**Instructions**: Complete the following steps.

1. Use the study vignette to answer all of the questions in the following worksheet: Worksheet.rtf

2. Based on the information collected in the worksheet, use the GLIMMPSE software to solve the problem: https://v3.glimmpse.samplesizeshop.org.

3. After you use GLIMMPSE to complete the power and sample size analysis described in the study, you can check your answers by looking at the step-by-step solution guide provided at the end of this page.

## 3.1 Study name

A multilevel study with a hypothesis test of a between-independent sampling unit factor.

## 3.2 Study vignette

The study described in this homework exercise is a strongly modified version of the one described in Piquette et al. (2014).

Researchers plan to conduct a randomized controlled clinical trial of an intervention designed to help young children learn fundamental early literacy skills. The intervention is named ABRACADABRA, which is an acronym for “A Balanced Reading Approach for Canadians.” Alternative approaches include two standardized Canadian training options for teaching literacy. The first is an English Language Arts program, and the second is a bi-lingual program for native English speakers designed to build literacy in both French and English.

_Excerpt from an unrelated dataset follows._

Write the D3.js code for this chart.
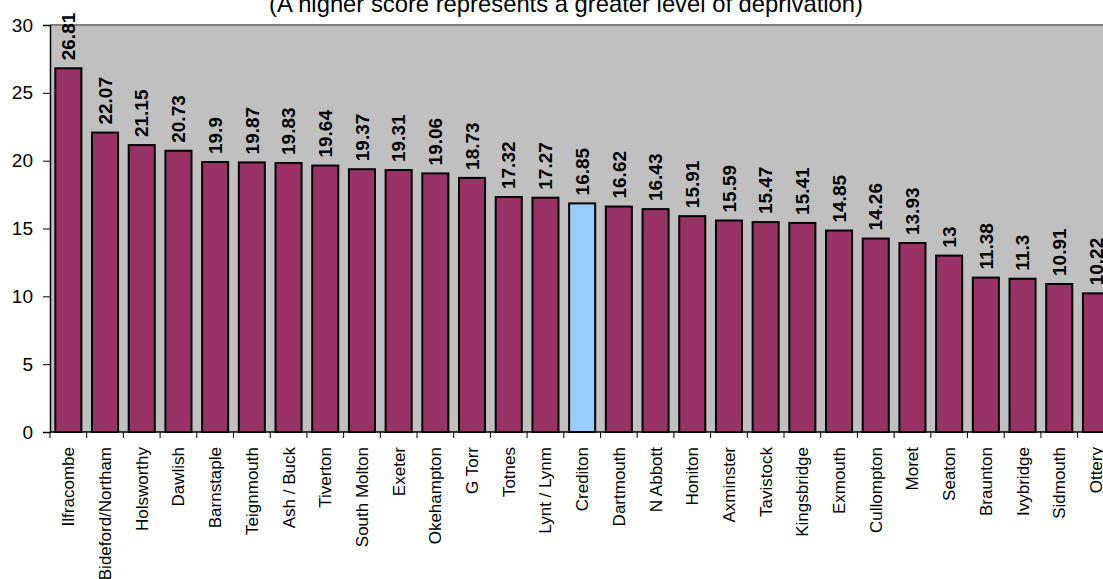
<!DOCTYPE html>
<html>
<head>
<meta charset="utf-8">
<script src="https://cdn.jsdelivr.net/npm/d3@7"></script>
<style>
  body { margin: 0; background: #fff; overflow: hidden; }
  text { font-family: Arial, "Liberation Sans", sans-serif; }
</style>
</head>
<body>
<svg id="chart" width="1103" height="579"></svg>
<script>
// Areas, ordered by score
const towns = ['Ilfracombe', 'Bideford/Northam', 'Holsworthy', 'Dawlish', 'Barnstaple', 'Teignmouth',
    'Ash / Buck', 'Tiverton', 'South Molton', 'Exeter', 'Okehampton', 'G Torr', 'Totnes', 'Lynt / Lynm',
    'Crediton', 'Dartmouth', 'N Abbott', 'Honiton', 'Axminster', 'Tavistock', 'Kingsbridge', 'Exmouth',
    'Cullompton', 'Moret', 'Seaton', 'Braunton', 'Ivybridge', 'Sidmouth', 'Ottery'];
const scores = [26.81, 22.07, 21.15, 20.73, 19.9, 19.87, 19.83, 19.64, 19.37, 19.31, 19.06, 18.73, 17.32, 17.27,
    16.85, 16.62, 16.43, 15.91, 15.59, 15.47, 15.41, 14.85, 14.26, 13.93, 13, 11.38, 11.3, 10.91, 10.22];
const yTicks = [0, 5, 10, 15, 20, 25, 30];
const highlight = 'Crediton';
const subtitle = '(A higher score represents a greater level of deprivation)';

const data = towns.map((t, i) => ({ town: t, score: scores[i] }));

const svg = d3.select('#chart');
const plotLeft = 50, plotTop = 25, plotBottom = 432;
const step = 36.7;
const plotRight = plotLeft + towns.length * step;

const x = d3.scaleBand()
    .domain(towns)
    .range([plotLeft, plotRight])
    .paddingInner(0.29)
    .paddingOuter(0.145);

const y = d3.scaleLinear()
    .domain([0, 30])
    .range([plotBottom, plotTop]);

// title (first line is outside the picture)
svg.append('text')
    .attr('x', 566)
    .attr('y', 12)
    .attr('text-anchor', 'middle')
    .attr('font-size', 23.8)
    .text(subtitle);

// plot background
svg.append('rect')
    .attr('x', plotLeft)
    .attr('y', plotTop)
    .attr('width', plotRight - plotLeft + 40)
    .attr('height', plotBottom - plotTop)
    .attr('fill', '#c0c0c0');

svg.append('line')
    .attr('x1', plotLeft).attr('x2', plotRight + 40)
    .attr('y1', plotTop).attr('y2', plotTop)
    .attr('stroke', '#808080')
    .attr('stroke-width', 2);

// bars
svg.selectAll('rect.bar')
    .data(data)
    .enter()
    .append('rect')
    .attr('class', 'bar')
    .attr('x', d => x(d.town))
    .attr('y', d => y(d.score))
    .attr('width', x.bandwidth())
    .attr('height', d => y(0) - y(d.score))
    .attr('fill', d => d.town === highlight ? '#99ccff' : '#993366')
    .attr('stroke', '#000')
    .attr('stroke-width', 2);

// value labels
svg.selectAll('text.val')
    .data(data)
    .enter()
    .append('text')
    .attr('class', 'val')
    .attr('transform', d => 'translate(' + (x(d.town) + x.bandwidth() / 2) + ',' + (y(d.score) - 8) + ') rotate(-90)')
    .attr('dy', '0.35em')
    .attr('font-size', 19)
    .attr('font-weight', 'bold')
    .text(d => d.score);

// y axis
const yAxis = svg.append('g')
    .attr('transform', 'translate(' + plotLeft + ',0)')
    .call(d3.axisLeft(y).tickValues(yTicks).tickSize(7).tickPadding(10));
yAxis.selectAll('text').attr('font-size', 19).attr('font-family', 'Arial, "Liberation Sans", sans-serif').attr('fill', '#000');
yAxis.select('.domain').attr('stroke', '#000').attr('stroke-width', 1.5);
yAxis.selectAll('.tick line').attr('stroke', '#000');

// x axis line and ticks at band edges
svg.append('line')
    .attr('x1', plotLeft).attr('x2', plotRight + 40)
    .attr('y1', plotBottom).attr('y2', plotBottom)
    .attr('stroke', '#000')
    .attr('stroke-width', 1.5);

svg.selectAll('line.xtick')
    .data(d3.range(towns.length + 1))
    .enter()
    .append('line')
    .attr('class', 'xtick')
    .attr('x1', i => plotLeft + i * x.step())
    .attr('x2', i => plotLeft + i * x.step())
    .attr('y1', plotBottom)
    .attr('y2', plotBottom + 6)
    .attr('stroke', '#000');

svg.selectAll('text.cat')
    .data(towns)
    .enter()
    .append('text')
    .attr('class', 'cat')
    .attr('transform', d => 'translate(' + (x(d) + x.bandwidth() / 2) + ',' + (plotBottom + 15) + ') rotate(-90)')
    .attr('text-anchor', 'end')
    .attr('dy', '0.35em')
    .attr('font-size', 17)
    .text(d => d);
</script>
</body>
</html>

Researchers plan to randomize 45 schools, with 15 in each treatment arm. That is, 15 schools will get ABRACADABRA, 15 schools will get the English Language Arts Program, and 15 schools will get a bi-lingual French/English program.

All of the schools are very far apart from each other. In fact, they are so far apart that the students, parents, and teachers in each school have no contact with the students, parents, and teachers in any other schools. Thus, schools can be considered to be independent.

Initial study planning will begin by assuming each school has exactly 4 kindergarten classrooms,each with 5 students, all of whom will take part in the trial. Thus, each school has 20 total students, calculated as 20 = (5 students/classroom) x (4 classrooms/school). In most real scenarios, there will be a different number of students in each classroom. There will be a different number of classrooms in each school. There will be a different number of schools in each neighborhood. For scenarios with different number sin each cluster, we will discuss how to handle power and sample size analysis later.

The extent that gender,age and ethnicity of the students is related to the outcomes is not going to be considered for the initial study planning. The intraclass correlation coefficient for classrooms within schools was assumed to be 0.11. The intraclass correlation coefficient for students within classrooms was assumed to be 0.04.

Students will be evaluated on three composite outcome scores that are considered to have a multivariate normal distribution. The three composite scores are letter-sound knowledge (LSK), the Comprehensive Test of Phonological Processing (CTOPP) blending words subtest age equivalent scores, and the Group Reading Assessment and Diagnostic Evaluation (GRADE) listening comprehension subtest stanine score.

Students will be measured before and after the intervention, and for each component, a difference score will be calculated as post – pre. The outcomes of interest are the difference scores for the three composite scores. Each student will contribute three difference scores: one for LSK, one for CTOPP, and one for GRADE. The common standard deviation (across the three treatment arms) for GRADE is 4.4, for LSK is 4.2, and for CTOPP is 0.6.

Initial study planning will begin by assuming no missing data, which corresponds to requiring everyone present for either the pre or post test is present for both. Subsequent refinement of the sample size analysis could include an allowance for missing data if it is deemed appropriate.

Table 1: Predicted mean difference scores for three literacy scale scores, stratified by treatment arm.

Based on knowledge of previous studies, scientists have a good guess as to what the correlation matrix looks like for the difference scores of the three outcome measures.

Table 2: Correlation matrix for difference scores.

The three difference variables define a multivariate response profile. Scientists hypothesize that the three literacy training programs do not differ in any combination of the outcome differences. The scientists wonder what their power will be for the proposed trial.

## 3.3 Statistical analysis plan

Scientists plan to fit a general linear multivariate model with the 20 difference scores in LSK, CTOPP and GRADE, respectively, observed per school as outcomes. There will be 45 schools contributing data to the model, with 15 assigned to each of three treatment arms. As predictors, the scientists plan to use indicator variables for the three treatments. The scientists plan to test a multivariate analysis of variance (MANOVA) hypothesis. Scientists will use the Hotelling-Lawley trace statistic at a Type I error rate of 0.05 to evaluate the null hypothesis of no differences in response difference profiles among the three literacy programs. The scale factor to be used for means is 1. The scale factor to be used for variability is 1.